A couple of weeks ago I took the tube, then walked to Palmers Green to find the house – 1 Avondale Road – where Stevie Smith lived from the age of three (1906) until her death in 1971. She lived there with her mother, sister and aunt, latterly becoming sole carer for her aunt. It’s a late-Victorian house, at the end of the road but not classically end-of-terrace because a larger house is positioned at the street corner.

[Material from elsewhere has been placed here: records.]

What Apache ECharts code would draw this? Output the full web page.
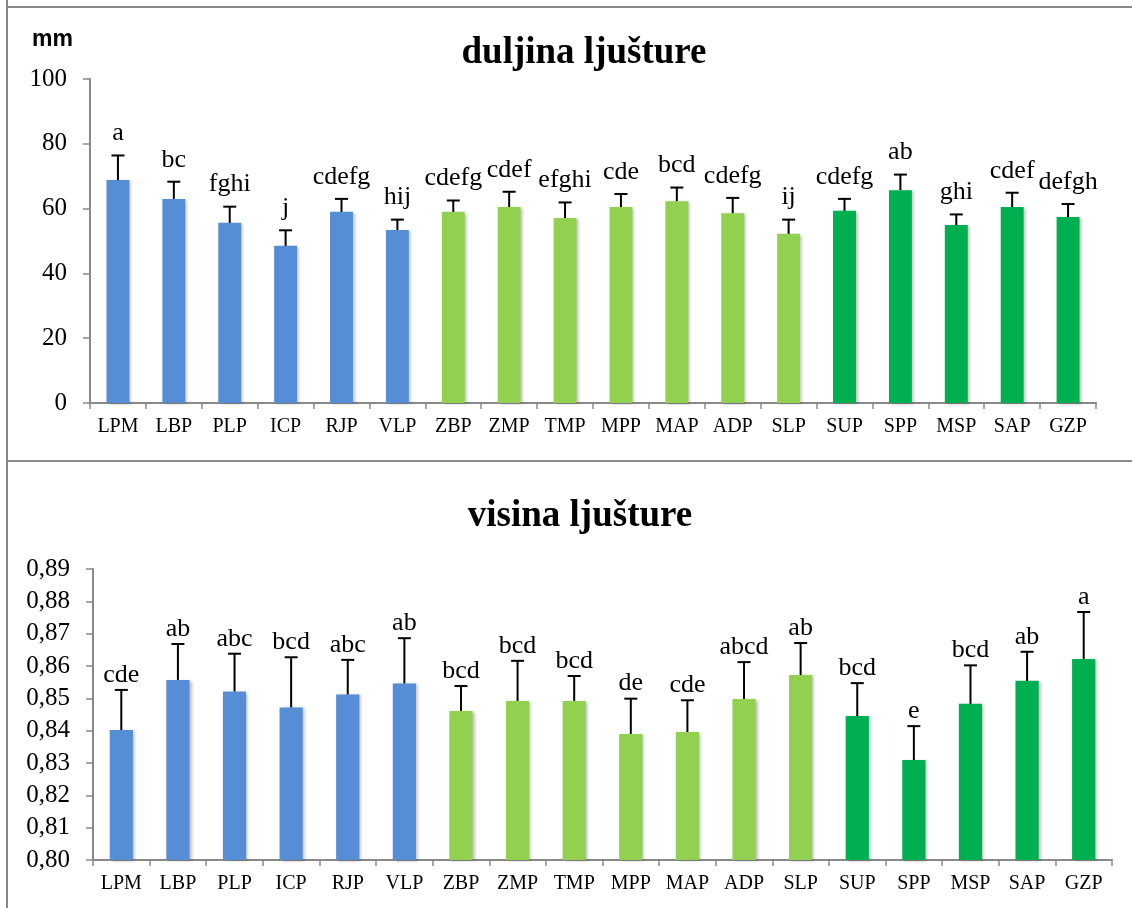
<!DOCTYPE html>
<html>
<head>
<meta charset="utf-8">
<script src="https://cdn.jsdelivr.net/npm/echarts@6/dist/echarts.min.js"></script>
<style>
html,body{margin:0;padding:0;background:#fff;}
#c{width:1132px;height:908px;}
</style>
</head>
<body>
<div id="c"></div>
<script>
const categories = ['LPM','LBP','PLP','ICP','RJP','VLP','ZBP','ZMP','TMP','MPP','MAP','ADP','SLP','SUP','SPP','MSP','SAP','GZP'];
const groupIdx = [0,0,0,0,0,0,1,1,1,1,1,1,1,2,2,2,2,2];
const groupColors = ['#558ED5','#92D050','#00B050'];

// duljina ljušture (mm)
const lengthMean = [68.8,63.0,55.6,48.5,59.0,53.4,59.0,60.5,57.1,60.5,62.3,58.6,52.2,59.3,65.7,54.9,60.5,57.4];
const lengthErrTop = [76.4,68.3,60.6,53.3,63.0,56.6,62.5,65.2,61.9,64.5,66.5,63.3,56.6,63.0,70.5,58.2,64.9,61.4];
const lengthLetters = ['a','bc','fghi','j','cdefg','hij','cdefg','cdef','efghi','cde','bcd','cdefg','ij','cdefg','ab','ghi','cdef','defgh'];

// visina ljušture
const heightMean = [0.8402,0.8557,0.8521,0.8472,0.8512,0.8546,0.8461,0.8492,0.8492,0.8390,0.8396,0.8498,0.8572,0.8445,0.8309,0.8483,0.8554,0.8622];
const heightErrTop = [0.8526,0.8668,0.8638,0.8627,0.8619,0.8686,0.8538,0.8616,0.8569,0.8499,0.8494,0.8612,0.8671,0.8547,0.8414,0.8602,0.8644,0.8767];
const heightLetters = ['cde','ab','abc','bcd','abc','ab','bcd','bcd','bcd','de','cde','abcd','ab','bcd','e','bcd','ab','a'];

const serif = '"Liberation Serif","Times New Roman",serif';
const axisGray = '#898989';

function barData(vals){
  return vals.map((v,i)=>({value:v, itemStyle:{color:groupColors[groupIdx[i]]}}));
}
function errData(means, tops){
  return means.map((m,i)=>[i, m, tops[i]]);
}
function makeErr(letters, gap){
  return function(params, api){
    const i = api.value(0);
    const base = api.coord([i, api.value(1)]);
    const top = api.coord([i, api.value(2)]);
    const cap = 6.5;
    return {type:'group', children:[
      {type:'line', shape:{x1:base[0],y1:base[1],x2:top[0],y2:top[1]}, style:{stroke:'#000',lineWidth:2}},
      {type:'line', shape:{x1:top[0]-cap,y1:top[1],x2:top[0]+cap,y2:top[1]}, style:{stroke:'#000',lineWidth:2}},
      {type:'text', x:top[0], y:top[1]-gap, style:{text:letters[params.dataIndex], fill:'#000', font:'26px '+serif, align:'center', verticalAlign:'bottom'}}
    ]};
  };
}

const xAxisCommon = {
  type:'category', data:categories,
  axisLine:{lineStyle:{color:axisGray,width:2}},
  axisTick:{show:true,length:6,lineStyle:{color:axisGray,width:1.5}},
  axisLabel:{color:'#000',fontFamily:serif,fontSize:20,margin:14,interval:0}
};
const yAxisCommon = {
  type:'value',
  splitLine:{show:false},
  axisLine:{show:true,lineStyle:{color:axisGray,width:2}},
  axisTick:{show:true,length:7,lineStyle:{color:axisGray,width:1.5}},
  axisLabel:{color:'#000',fontFamily:serif,fontSize:25,margin:23}
};
const barShadow = {shadowColor:'rgba(0,0,0,0.25)',shadowBlur:3,shadowOffsetX:2,shadowOffsetY:1};

const chart = echarts.init(document.getElementById('c'), null, {renderer:'canvas'});
chart.setOption({
  animation:false,
  backgroundColor:'#fff',
  title:[
    {text:'duljina ljušture', left:579, top:30, textAlign:'center', textStyle:{fontFamily:serif,fontWeight:'bold',fontSize:37,color:'#000'}},
    {text:'visina ljušture', left:575, top:493, textAlign:'center', textStyle:{fontFamily:serif,fontWeight:'bold',fontSize:37,color:'#000'}}
  ],
  grid:[
    {left:90, right:36, top:79, height:324},
    {left:93, right:20, top:569, height:291}
  ],
  xAxis:[
    Object.assign({gridIndex:0}, xAxisCommon),
    Object.assign({gridIndex:1}, xAxisCommon)
  ],
  yAxis:[
    Object.assign({gridIndex:0, min:0, max:100, interval:20}, yAxisCommon),
    Object.assign({gridIndex:1, min:0.80, max:0.89, interval:0.01}, yAxisCommon,
      {axisLabel:Object.assign({}, yAxisCommon.axisLabel, {formatter:v=>v.toFixed(2).replace('.',',')})})
  ],
  series:[
    {type:'bar', xAxisIndex:0, yAxisIndex:0, data:barData(lengthMean), barWidth:'41%', itemStyle:barShadow},
    {type:'custom', xAxisIndex:0, yAxisIndex:0, data:errData(lengthMean,lengthErrTop), renderItem:makeErr(lengthLetters,9), z:5},
    {type:'bar', xAxisIndex:1, yAxisIndex:1, data:barData(heightMean), barWidth:'41%', itemStyle:barShadow},
    {type:'custom', xAxisIndex:1, yAxisIndex:1, data:errData(heightMean,heightErrTop), renderItem:makeErr(heightLetters,2), z:5}
  ],
  graphic:[
    {type:'line', shape:{x1:7,y1:0,x2:7,y2:908}, style:{stroke:axisGray,lineWidth:2}},
    {type:'line', shape:{x1:7,y1:7,x2:1132,y2:7}, style:{stroke:axisGray,lineWidth:2}},
    {type:'line', shape:{x1:7,y1:461,x2:1132,y2:461}, style:{stroke:axisGray,lineWidth:2}},
    {type:'text', left:32, top:28, style:{text:'mm', fill:'#000', font:'bold 23px "Liberation Sans",Arial,sans-serif'}}
  ]
});
</script>
</body>
</html>
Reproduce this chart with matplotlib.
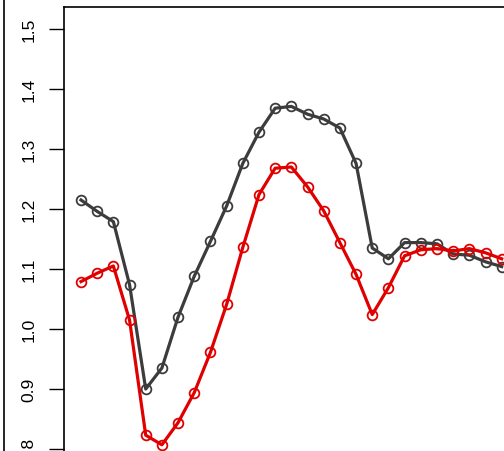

It was a house of female habitation,
Two ladies fair inhabited the house,
And they were brave. For although Fear knocked loud
Upon the door, and said he must come in,
They did not let him in.
The home is now deep in the heart of North London suburbia, but when she first moved there from Hull it was right at the edge of London. Even in 1920, if you look on the Mapco website, the countryside started just two streets away, thick woodland on the west side of the railway line. In her biography, Frances Spalding writes about the young Stevie and her sister, Molly:
‘though Stevie and Molly were forbidden to cross the railway line that edged the woods, they soon found a culvert under the line and crawled through……..they enjoyed outwitting the keeper whose business it was to keep the children out, for these woods were then still privately owned and trespassers forbidden’
In Smith’s own words;
‘Paradise… was that part of the wood which lay just behind the railway cutting, an open pleasant place it was with a little stream, all open and sunny as the day itself. But behind that again lay the dark wood, with the trees growing close together, the dark holly trees, the tall beeches and the mighty oak trees’
The references to forests in her poems have an enchanted quality, like something out of a ballad or a fairy-tale, as well as her typical deliberate oddity of phrasing;
‘I rode with my darling in the dark wood at night
And suddenly there was an angel burning bright
Come with me or go far away he said
But do not stay alone in the dark wood at night
My darling grew pale he was responsible
He said we should go back it was reasonable
But I wished to stay with the angel in the dark wood at night
……………
There was a light burning in the trees but it was not the angel
And in the pale light stood a tall tower without windows
And a mean rain fell and the voice of the tower spoke,
Do not stay alone in the dark wood at night.
Stevie Smith’s childhood woods are almost all gone now. The area to the west of the railway line is a series of interwar streets. It would have all disappeared but for Southgate Urban District Council stepping in to buy 91 acres in 1921, which became Grovelands, Smith’s favourite park. Other built-up areas retain the memory of forests in their names; Oakwood, Arnos Grove, Wood Green. Every suburban location is also a sub-rural place, or perhaps ex-rural. It is worth thinking of Smith as one of those writers, like Ruskin or E.M.Forster, who in their lifetime saw their childhood countryside swallowed up by the enlargement of towns and cities.